Ronda Fogel made her outspoken comments in an interview in which she described an Ofsted report into Mile End’s CET Primary School Tower Hamlets as “disastrous.”

She doubted that free schools could survive by themselves and needed the local authority or academy trusts for help.

Mrs Fogel is executive director of the Constable Educational Trust, which originally set up the school in temporary premises at the Kirtland Centre in Coborn Street in 2012 and another school in Paddington.

Within six months of opening “it became it clear it wasn’t working,” she said, because of a lack of support which had been a major problem.

The government wasn’t helping enough and there was “no joined up thinking” with free schools, she told TES, which were being opened on a tight budget and there was little room for manoeuvre.

The Mile End school was struggling which resulting in its poor Ofsted report.

Ofsted said last month the school “required improvement” because it had not secured good teaching.
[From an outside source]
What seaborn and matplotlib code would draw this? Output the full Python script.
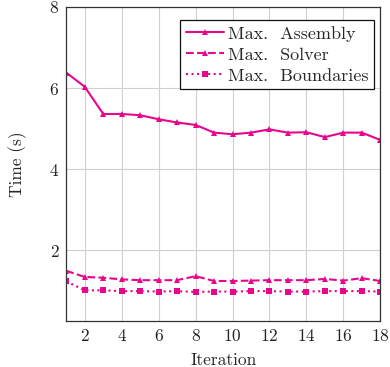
import matplotlib
matplotlib.use("Agg")
import matplotlib.pyplot as plt
import seaborn as sns
import pandas as pd
import numpy as np

sns.set_style("ticks")
plt.rcParams['font.family'] = 'serif'
plt.rcParams['font.serif'] = ['cmr10', 'DejaVu Serif']
plt.rcParams['mathtext.fontset'] = 'cm'
plt.rcParams['axes.formatter.use_mathtext'] = True

# data
iteration = list(range(1, 19))
assembly = [6.38, 6.03, 5.36, 5.36, 5.33, 5.23, 5.15, 5.09, 4.90, 4.86,
            4.90, 4.98, 4.90, 4.91, 4.79, 4.90, 4.90, 4.72]
solver = [1.49, 1.34, 1.32, 1.28, 1.26, 1.26, 1.26, 1.36, 1.24, 1.24,
          1.25, 1.26, 1.26, 1.26, 1.29, 1.25, 1.31, 1.24]
boundaries = [1.23, 1.01, 1.01, 0.99, 0.99, 0.98, 0.99, 0.97, 0.98, 0.98,
              0.99, 0.99, 0.98, 0.98, 0.99, 0.99, 0.99, 0.98]
names = ['Max.  Assembly', 'Max.  Solver', 'Max.  Boundaries']

df = pd.DataFrame({'Iteration': iteration, names[0]: assembly,
                   names[1]: solver, names[2]: boundaries})
long = df.melt(id_vars='Iteration', var_name='series', value_name='Time')

col = '#e8068c'
fig = plt.figure(figsize=(3.9, 3.67), dpi=100)
ax = fig.add_axes([0.170, 0.125, 0.805, 0.856])

styles = {names[0]: ('-', '^'), names[1]: ('--', '^'), names[2]: (':', 's')}
for nm in names:
    ls, mk = styles[nm]
    sub = long[long.series == nm]
    sns.lineplot(data=sub, x='Iteration', y='Time', ax=ax, color=col,
                 linestyle=ls, marker=mk, markersize=4, markeredgewidth=0,
                 linewidth=1.5, label=nm)

ax.set_xlim(1, 18)
ax.set_ylim(0.25, 8)
ax.set_xticks(range(2, 19, 2))
ax.set_yticks([2, 4, 6, 8])
ax.grid(True, color='#d0d0d0', linewidth=0.8)
ax.set_axisbelow(True)
for s in ax.spines.values():
    s.set_color('#333333')
    s.set_linewidth(0.9)
ax.tick_params(length=0, labelsize=12.5, colors='#222222', pad=5)
ax.set_xlabel('Iteration', fontsize=12.5, labelpad=6)
ax.set_ylabel('Time (s)', fontsize=12.5, labelpad=16)

leg = ax.legend(loc='upper right', bbox_to_anchor=(374 / 390, 1 - 20 / 367),
                bbox_transform=fig.transFigure, borderaxespad=0,
                fontsize=13, frameon=True, fancybox=False,
                edgecolor='#111111', framealpha=1,
                handlelength=2.1, handletextpad=0.2, labelspacing=0.3,
                borderpad=0.32)
leg.get_frame().set_linewidth(0.9)

fig.savefig('out.png', dpi=100)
Most teachers were inexperienced and unable to lead strategic areas which limited the school’s capacity “to improve as rapidly as it should”.

But Ronda Fogel was accused this week in a statement to the Advertiser of not being fair to the school by her public comments.

“Mrs Fogel does an extreme disservice to her former colleagues and the highly-committed and dedicated staff,” CET Primary Schools chairman Richard Simmons said.

“She described the Ofsted report as ‘disastrous’—it was disappointing, but not unexpected, given the early development and the inadequate temporary premises which placed huge demands on staff.”

He added: “Her criticism of the Department for Education is misplaced. The main reasons for delay securing permanent premises in Tower Hamlets were difficulties at the local political level.”

The educational trust continues to sponsor CET Primary Schools. Mrs Fogel was a director until she resigned in December, but continues as a member of the trust.